I read it the same way.
If we have for instance, a proton and an antiproton stationary positioned infinitely close to the Schwarzschild radius of a black hole, smash them together (so slow that we can ignore kinetic energy) and measure the frequency of the resulting radiation high up from the gravitational field it will be infinitely redshifted, correct? The interpretation I would make (a correct interpretation?) is that objects that are stationary close to the Schwarzschild radius of black hole contain virtually no energy.
So far I'd agree with your interpretation. While I would suggest replacing "infinitely close to the black hole" with "in the limit as we approach the event horizon", I essentially agree.
No if we drop a proton and an antiproton down on a black hole they will ultimately end up infinitely close to the Schwarzschild radius and moving infinitely slow.
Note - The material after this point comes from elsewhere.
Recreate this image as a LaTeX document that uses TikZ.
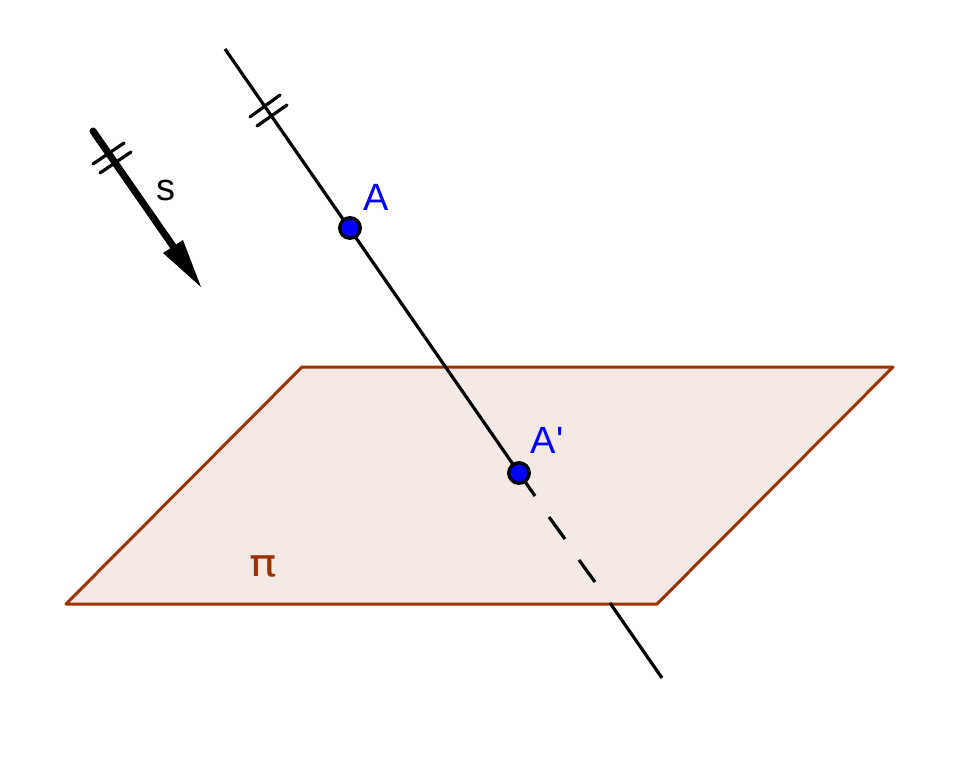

Here is where I start to disagree strongly. Unless it radiates an energy away, the energy at infinity of any object dropped into a black hole is a constant of motion, as has been mentioned.
So, in your specific example, if you drop a proton and an antiproton down a black hole from at rest at infinity, they will have a constant energy at infinity, the same energy they had at infinity.
From the previous argument, we know that if the particles were moving so slow that their kinetic energy could be neglected, that they would have very little energy at infinity. But we know this can't be the case, because the energy is a constant of motion.
Thus, the conclusion one can draw from this is that the particles, dropped from at rest at infinity, are NOT going slow in the sense that they are "so slow that we can ignore kinetic energy".
You are being misled by the coordinate velocities being low into thinking that the kinetic energy is low. Unfortunately, as this example illustrates, the coordinate velocities have little to no physical significance and are actively misleading you when you interpret them as if they had the usual physical significance.
If you consider what happens in the frame of a static observer close to the black hole, it's much less confusing. The particles are moving nearly at the speed of light, so most of their energy is kinetic energy. But while locally they've gained energy, their energy-at-infinity is constant. The kinetic energy they gained, plus their rest energy, when redshifted to infinity, remains constant.
The coordinate velocities gives you incorrect ideas about the magnitude of the kinetic energy, one of several reasons why I *really* don't recommend using coordinate velocities. They generally mislead one about the physics, unless the metric coefficients are close to the Minkowskii ones - which is definitely not true with large redshifts approaching infinity.
Because the velocities measured by a static observer are, by definition, the velocities measured in a nearly Minkowskiian metric, their physical interpretation is relatively straightforwards. One still needs to convert local energy into energy at infinity, of course.